That is the worst kind of limit: accidental, late, and uncontrolled.

A production service should prefer explicit limits.

reject early
over fail late

1. Rate Limiting vs Load Shedding

These two are related but not identical.

ConceptQuestionExample
Rate limitingIs this caller within allowed quota/rate?Tenant A may call searchCases 100 RPS
Client-side throttlingShould this client slow itself before being rejected?Caller limits outbound dependency calls to 50 RPS
Load sheddingIs the system too overloaded to accept more work?Server drops low-priority traffic at high CPU/queue depth
BulkheadHow many concurrent calls can occupy this resource?Max 40 concurrent calls to case-service.createEscalation
Circuit breakerIs dependency unhealthy enough to stop calling?Open breaker after 50% failures
Retry budgetHow many extra retry attempts can be afforded?Retries max 10% of original traffic

Rate limiting is usually about fairness, quota, and predictable usage.

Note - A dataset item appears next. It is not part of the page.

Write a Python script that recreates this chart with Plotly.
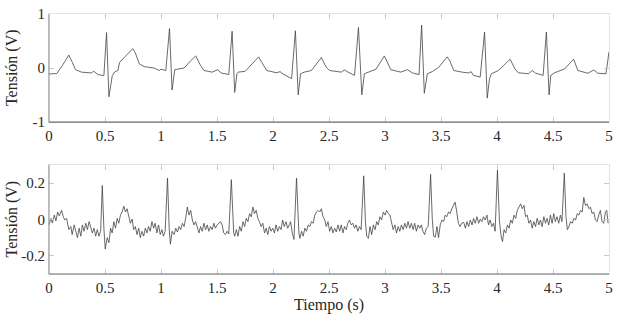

Load shedding is about survival under overload.

They often work together, but they should not be designed as the same mechanism.


2. Why Rate Limiting Matters in Internal Microservices

Teams often rate-limit public APIs but ignore internal APIs.

That is a mistake.

Internal callers can create more dangerous traffic than external users:

  • batch jobs,
  • replay jobs,
  • retry storms,
  • workflow engines,
  • message consumers catching up after lag,
  • data migration scripts,
  • misconfigured cron jobs,
  • fan-out services,
  • generated clients with aggressive parallelism,
  • low-priority analytics jobs.

Internal does not mean safe.

Internal traffic often bypasses edge protections and hits critical dependencies directly.

Rate limits are internal blast-radius controls.


3. What Can Be Limited?

Rate limit dimensions:

DimensionExample
Caller serviceworkflow-service max 500 RPS to case-service
Tenant/accountTenant A max 100 RPS
UserUser U max 20 requests/minute
API operationsearchCases max 200 RPS
HTTP methodPOST commands stricter than GET
Resource keyone case cannot receive 1000 updates/sec
Priority classbatch lower than user-facing
Regionregional capacity-specific limits
External providerprovider quota 1000 requests/minute
Retry trafficretries limited separately
Expensive query shapecomplex filters lower quota
Payload sizelarge requests consume more tokens

A mature limiter often uses multiple dimensions.

Example:

caller-service + operation + tenant + priority

But beware cardinality and complexity.

Start with dimensions that map to ownership and capacity.


4. Rate Limit Is a Contract

If a service rate-limits consumers, it should document:

  • who is limited,
  • what is limited,
  • limit value,
  • window,
  • burst allowance,
  • response status,
  • retry-after behavior,
  • headers,
  • whether retries count,
  • whether failed requests count,
  • whether idempotent replay counts,
  • how to request higher limit,
  • whether limits differ by environment/tenant/priority.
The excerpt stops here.